TASK GOAL. Output exactly the lines from the first line of the records below through the line containing "import plotly.graph_objects as go", both included, leaving out any pictures.

[Dataset records]
------------------------------

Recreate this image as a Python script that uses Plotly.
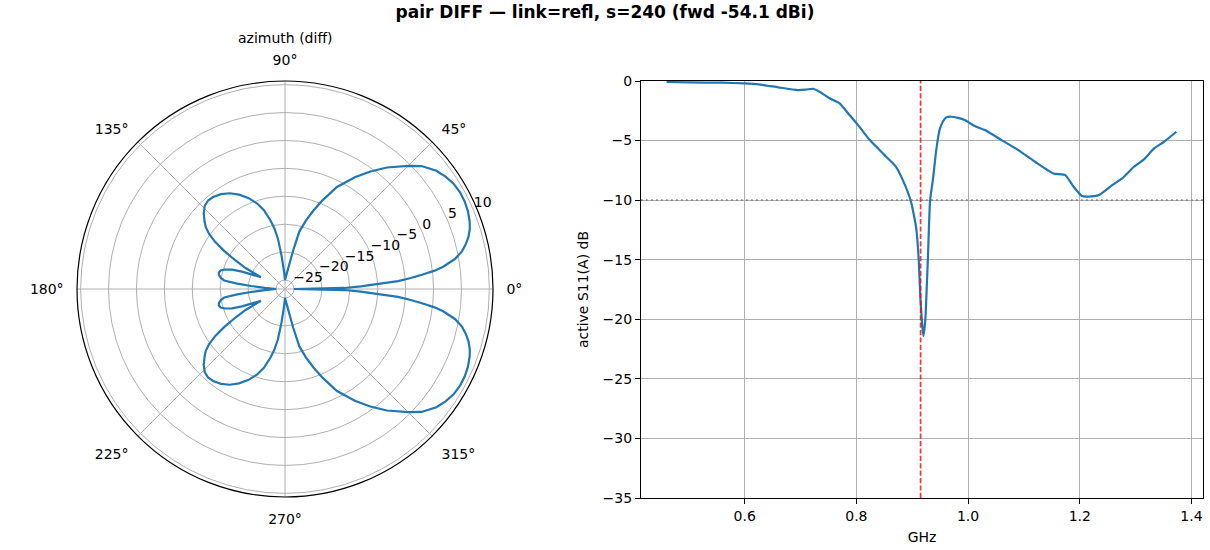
import plotly.graph_objects as go

# azimuth pattern (diff), degrees / dB
AZ_DEG = [
    0, 1, 2, 3, 4, 5, 6, 7, 8, 10, 12, 14, 16, 18, 20, 23, 26, 29, 32, 35,
    38, 42, 45, 50, 54, 58, 63, 67, 70, 73, 76, 78, 80, 85, 90,
    93, 96, 98, 100, 102, 105, 108, 112, 116, 120, 124, 128, 131, 134, 137,
    140, 142, 144, 146, 148, 150, 152, 154,
    156, 158, 160, 162, 164, 166, 168, 170, 172, 173.5, 175, 177, 180,
    183, 185, 186.5, 188, 190, 192, 194, 196, 198, 200, 202, 204,
    206, 208, 210, 212, 214, 216, 218, 220, 223, 226, 229, 232, 236, 240,
    244, 248, 252, 255, 258, 260, 262, 264, 267,
    270, 275, 280, 282, 284, 287, 290, 293, 297, 302, 306, 310, 315, 318,
    322, 325, 328, 331, 334, 337, 340, 342, 344, 346, 348, 350, 352, 353,
    354, 355, 356, 357, 358, 359, 360,
]
AZ_DB = [
    -25, -16.0, -13.0, -10.5, -6.3, -4.0, -1.8, 0.4, 2.0, 4.3, 5.8, 6.8, 7.6, 8.2, 8.6, 9.0, 9.2, 9.2, 9.0, 8.5,
    7.8, 6.3, 4.6, 1.8, -0.6, -3.0, -6.1, -9.3, -11.6, -13.8, -16.0, -19.5, -22.0, -24.2, -25,
    -23.5, -20.5, -17.5, -15.5, -14.0, -12.0, -10.5, -9.0, -7.8, -6.8, -6.1, -5.7, -5.6, -5.9, -6.7,
    -7.8, -8.6, -9.8, -11.5, -13.8, -16.3, -18.6, -21.8,
    -20.5, -18.3, -16.5, -15.3, -14.6, -14.4, -14.5, -14.9, -15.6, -18.0, -20.5, -23.0, -25,
    -23.0, -20.5, -18.0, -15.6, -14.9, -14.5, -14.4, -14.6, -15.3, -16.5, -18.3, -20.5,
    -21.8, -18.6, -16.3, -13.8, -11.5, -9.8, -8.6, -7.8, -6.7, -5.9, -5.6, -5.7, -6.1, -6.8,
    -7.8, -9.0, -10.5, -12.0, -14.0, -15.5, -17.5, -20.5, -23.5,
    -25, -24.2, -22.0, -19.5, -16.0, -13.8, -11.6, -9.3, -6.1, -3.0, -0.6, 1.8, 4.6, 6.3,
    7.8, 8.5, 9.0, 9.2, 9.2, 9.0, 8.6, 8.2, 7.6, 6.8, 5.8, 4.3, 2.0, 0.4,
    -1.8, -4.0, -6.3, -10.5, -13.0, -16.0, -25,
]
R_TICKS = [-25, -20, -15, -10, -5, 0, 5, 10]
R_LABELS = ["−25", "−20", "−15", "−10", "−5", "0", "5", "10"]
R_LABEL_ANGLE = 22.5
R_RANGE = [-26.6, 10.65]
ANG_TICKS = [0, 45, 90, 135, 180, 225, 270, 315]
ANG_LABELS = ["0°", "45°", "90°", "135°", "180°", "225°", "270°", "315°"]

# active S11(A) sweep
FREQ_GHZ = [
    0.46, 0.50, 0.56, 0.60, 0.625, 0.66, 0.695, 0.71, 0.722, 0.734, 0.752,
    0.770, 0.785, 0.803, 0.824, 0.850, 0.871, 0.883, 0.897, 0.904, 0.9075,
    0.9116, 0.9145, 0.918, 0.920, 0.9235, 0.9265, 0.928, 0.932, 0.937,
    0.943, 0.949, 0.955, 0.961, 0.970, 0.982, 0.994, 1.012, 1.030, 1.060,
    1.090, 1.120, 1.153, 1.174, 1.189, 1.204, 1.215, 1.234, 1.258, 1.276,
    1.297, 1.315, 1.333, 1.351, 1.373,
]
S11_DB = [
    -0.08, -0.12, -0.14, -0.2, -0.28, -0.53, -0.76, -0.72, -0.65, -0.9, -1.45,
    -1.87, -2.7, -3.7, -4.96, -6.2, -7.2, -8.3, -10.0, -11.5, -12.5,
    -15.0, -18.1, -20.6, -21.4, -20.0, -16.7, -15.0, -10.0, -8.3,
    -5.8, -4.1, -3.4, -3.05, -3.0, -3.1, -3.28, -3.78, -4.12, -4.96,
    -5.8, -6.78, -7.76, -7.9, -8.88, -9.66, -9.7, -9.58, -8.74, -8.18,
    -7.2, -6.58, -5.66, -5.1, -4.26,
]
MARK_GHZ = 0.915
THRESH_DB = -10
X_TICKS = [0.6, 0.8, 1.0, 1.2, 1.4]
X_LABELS = ["0.6", "0.8", "1.0", "1.2", "1.4"]

W, H = 1210, 550
BLUE = "#1f77b4"
GRID = "#b0b0b0"
FONT = "DejaVu Sans"


def fx(px):
    return px / W


def fy(py):
    return 1 - py / H


fig = go.Figure()

fig.add_trace(go.Scatterpolar(
    r=AZ_DB, theta=AZ_DEG, mode="lines",
    line=dict(color=BLUE, width=2.2), showlegend=False,
))

# radial tick labels, left-aligned like matplotlib
fig.add_trace(go.Scatterpolar(
    r=R_TICKS, theta=[R_LABEL_ANGLE] * len(R_TICKS), mode="text",
    text=R_LABELS, textposition="top right",
    textfont=dict(family=FONT, size=14, color="black"),
    showlegend=False, hoverinfo="skip",
))

fig.add_trace(go.Scatter(
    x=FREQ_GHZ, y=S11_DB, mode="lines",
    line=dict(color=BLUE, width=2.2, shape="spline", smoothing=0.5),
    showlegend=False, xaxis="x", yaxis="y",
))

fig.add_vline(x=MARK_GHZ, line=dict(color="rgba(255,0,0,0.8)", width=1.7, dash="5.2px,2.2px"))
fig.add_hline(y=THRESH_DB, line=dict(color="rgba(128,128,128,0.9)", width=1.7, dash="1.8px,3.2px"))

fig.update_layout(
    template="none",
    width=W, height=H,
    margin=dict(l=0, r=0, t=0, b=0),
    paper_bgcolor="white", plot_bgcolor="white",
    font=dict(family=FONT, size=14, color="black"),
    title=dict(
        text="<b>pair DIFF — link=refl, s=240 (fwd -54.1 dBi)</b>",
        x=fx(605), xanchor="center", y=fy(12), yanchor="middle",
        font=dict(size=17),
    ),
    polar=dict(
        domain=dict(x=[fx(77), fx(493)], y=[fy(497), fy(81)]),
        bgcolor="white",
        angularaxis=dict(
            rotation=0, direction="counterclockwise",
            tickmode="array", tickvals=ANG_TICKS, ticktext=ANG_LABELS,
            showline=True, linecolor="black", linewidth=1.2,
            ticks="outside", ticklen=10, tickcolor="rgba(0,0,0,0)",
            showgrid=True, gridcolor=GRID, gridwidth=0.9,
        ),
        radialaxis=dict(
            range=R_RANGE, tickmode="array", tickvals=R_TICKS,
            angle=R_LABEL_ANGLE, showticklabels=False, showline=False, ticks="",
            showgrid=True, gridcolor=GRID, gridwidth=0.9,
        ),
    ),
    xaxis=dict(
        domain=[fx(641), fx(1203)], range=[0.4143, 1.4207],
        tickmode="array", tickvals=X_TICKS, ticktext=X_LABELS,
        showline=True, mirror=True, linecolor="black", linewidth=1.2,
        ticks="outside", ticklen=5, tickcolor="black",
        showgrid=True, gridcolor=GRID, gridwidth=0.9, zeroline=False,
        title=dict(text="GHz", standoff=9, font=dict(size=14)),
        anchor="y", automargin=False,
    ),
    yaxis=dict(
        domain=[fy(498), fy(81)], range=[-35, 0], dtick=5,
        showline=True, mirror=True, linecolor="black", linewidth=1.2,
        ticks="outside", ticklen=5, tickcolor="black",
        showgrid=True, gridcolor=GRID, gridwidth=0.9, zeroline=False,
        title=dict(text="active S11(A) dB", standoff=10, font=dict(size=14)),
        anchor="x", automargin=False,
    ),
    annotations=[dict(
        text="azimuth (diff)", x=fx(285), y=fy(38), xref="paper", yref="paper",
        xanchor="center", yanchor="middle", showarrow=False, font=dict(size=14),
    )],
)

# drop the browser's default 8px body margin so the figure sits at the corner
fig.write_html(
    "out.html",
    config={"displayModeBar": False},
    post_script="document.body.style.margin = '0';",
)
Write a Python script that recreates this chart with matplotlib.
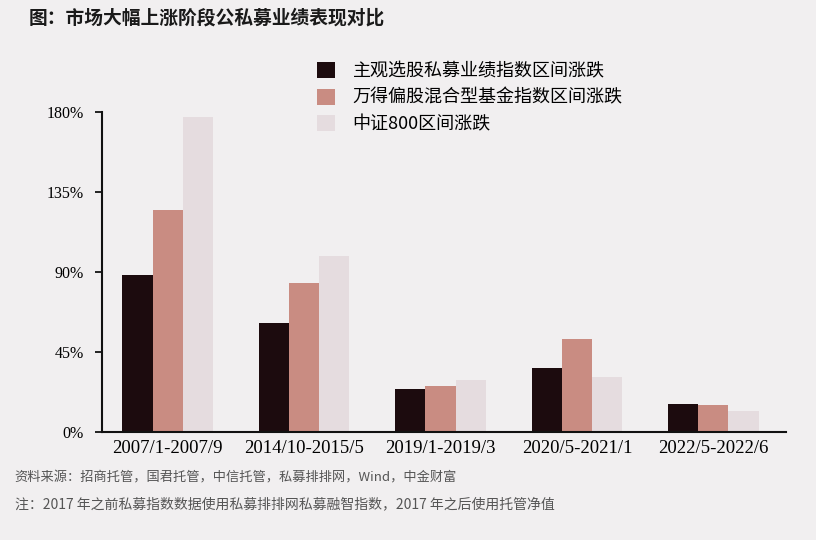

------------------------------

ANSWER FOR THIS EXERCISE.
Recreate this image as a Python script that uses Plotly.
import plotly.graph_objects as go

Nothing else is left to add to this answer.